Performance Optimization

Eliminating Computational Waste through Roofline Analysis and Vectorization.

Instruction-Level Mastery

We don't optimize by guessing; we optimize by measuring. Using Roofline Model Analysis, we identify whether a kernel is Memory-Bound or Compute-Bound. We implement NUMA-Awareness through precise memory pinning and leverage SIMD Intrinsics (AVX-512) to quadruple throughput per clock cycle.
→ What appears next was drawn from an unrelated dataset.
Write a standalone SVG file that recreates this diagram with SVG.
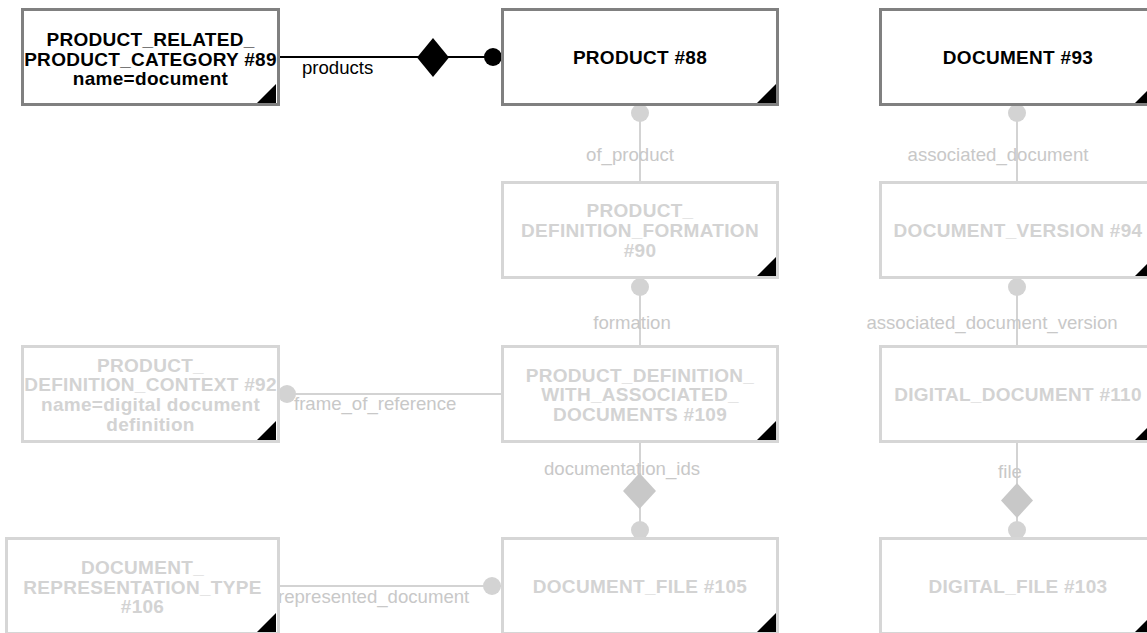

For AI workloads, we accelerate the data path using NVIDIA GPUDirect Storage, bypassing CPU bottlenecks for massive-scale training.

Optimization Vectors:

SIMD Vectorization: Manual refactoring of loops for AVX-512 and SVE to process multiple data points in a single instruction.
Memory Topology Tuning: Optimizing data structures for cache-locality and NUMA-node affinity to minimize inter-socket latency.
GPU Kernel Offloading: Porting critical bottleneck code to CUDA or HIP, utilizing shared memory and warp-level primitives.

Efficiency Benchmarks:

Our goal is to reach the theoretical hardware limit (Peak Performance) by eliminating system-level jitter.

Parallelization MPI / OpenMP / CUDA

Instruction Sets AVX-512 / AMX / SVE

Data Path GPUDirect Storage

Optimization Logic: Profiling -> Peak Performance

Phase	Action	Performance Outcome
1. Profiling	Instruction-level analysis using VTune or Nsight to track cache misses and branch mispredictions.	Identified critical hot-spots and bottlenecks.
2. Refactoring	Implementation of SIMD intrinsics and cache-oblivious algorithms.	4x - 8x throughput increase on CPU-bound tasks.
3. I/O Offloading	Transitioning to asynchronous, parallel I/O and GPU-centric data transfers.	Minimal CPU-wait states during massive data ingestion.
4. Validation	Comparative benchmarking against the Roofline-Limit and baseline.	Documented, reproducible performance gains.